元気だった人が、突然病気になって闘病生活を余儀なくされることがあります。
会社にはやりかけてる仕事がいっぱいあり、その他、プライベートでしたいこともある。
それがこのようにベットにのせられ、チューブをつけられている。
一体いつ退院でき、社会復帰ができるのだろうか。
このように思うとき、なんで自分だけがこんな目にあうのか、何でこんなに不幸なんだろと思います。
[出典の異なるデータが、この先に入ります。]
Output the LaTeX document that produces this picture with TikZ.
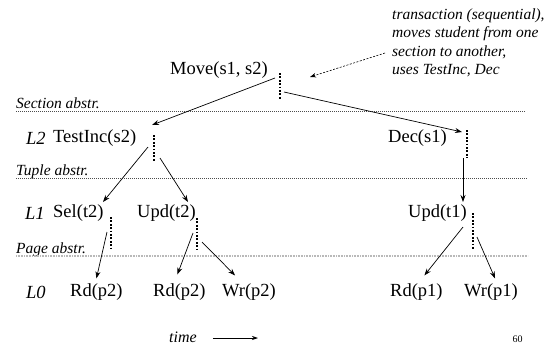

しかし、テレビを見ると外国では飢えや病気で衰弱した体を粗末なベットに横たえ、ただ死を待つだけの人が
いっぱいいるようです。戦争で体の一部が吹き飛んで、途方にくれている人々もいます。
それから見ると日本の病人は、なんと恵まれていることでしょうか。
病気になったことは不幸ですが、このように考えるとむしろ自分は恵まれている。幸福なんだ、という気になります。
これが仏教の教えの一つである「足るを知る」ということだと思います。
仏典にはこうあります。
「もろもろの苦悩から逃れるには、足るを知るということを修めることである。足るを知るとは
心が豊かで安らかな境地のことである。足るを知る人は、路上に寝ても安らかである(遺教経典)」
同じようなことは世の中全般のことでも言えると思います。
会社をリストラされた、自分の経営する会社が倒産した、好きな人にふられた、受験に失敗した等々、
いっぱいありますね。その時、その人にとっては最悪の状態ですが、しかし世の中にはもっと不幸な目に
あっている人がたくさんいます。
「上を見たらきりはない、下を見たら後が無い」などといいますが、そうではなく
「下を見てもいっぱいいる」と思うべきです。そうすると、現状でもまだまだ悪くないと言う気になります。
「足るを知る」ということについて「下を見る」ということも一つの方法です。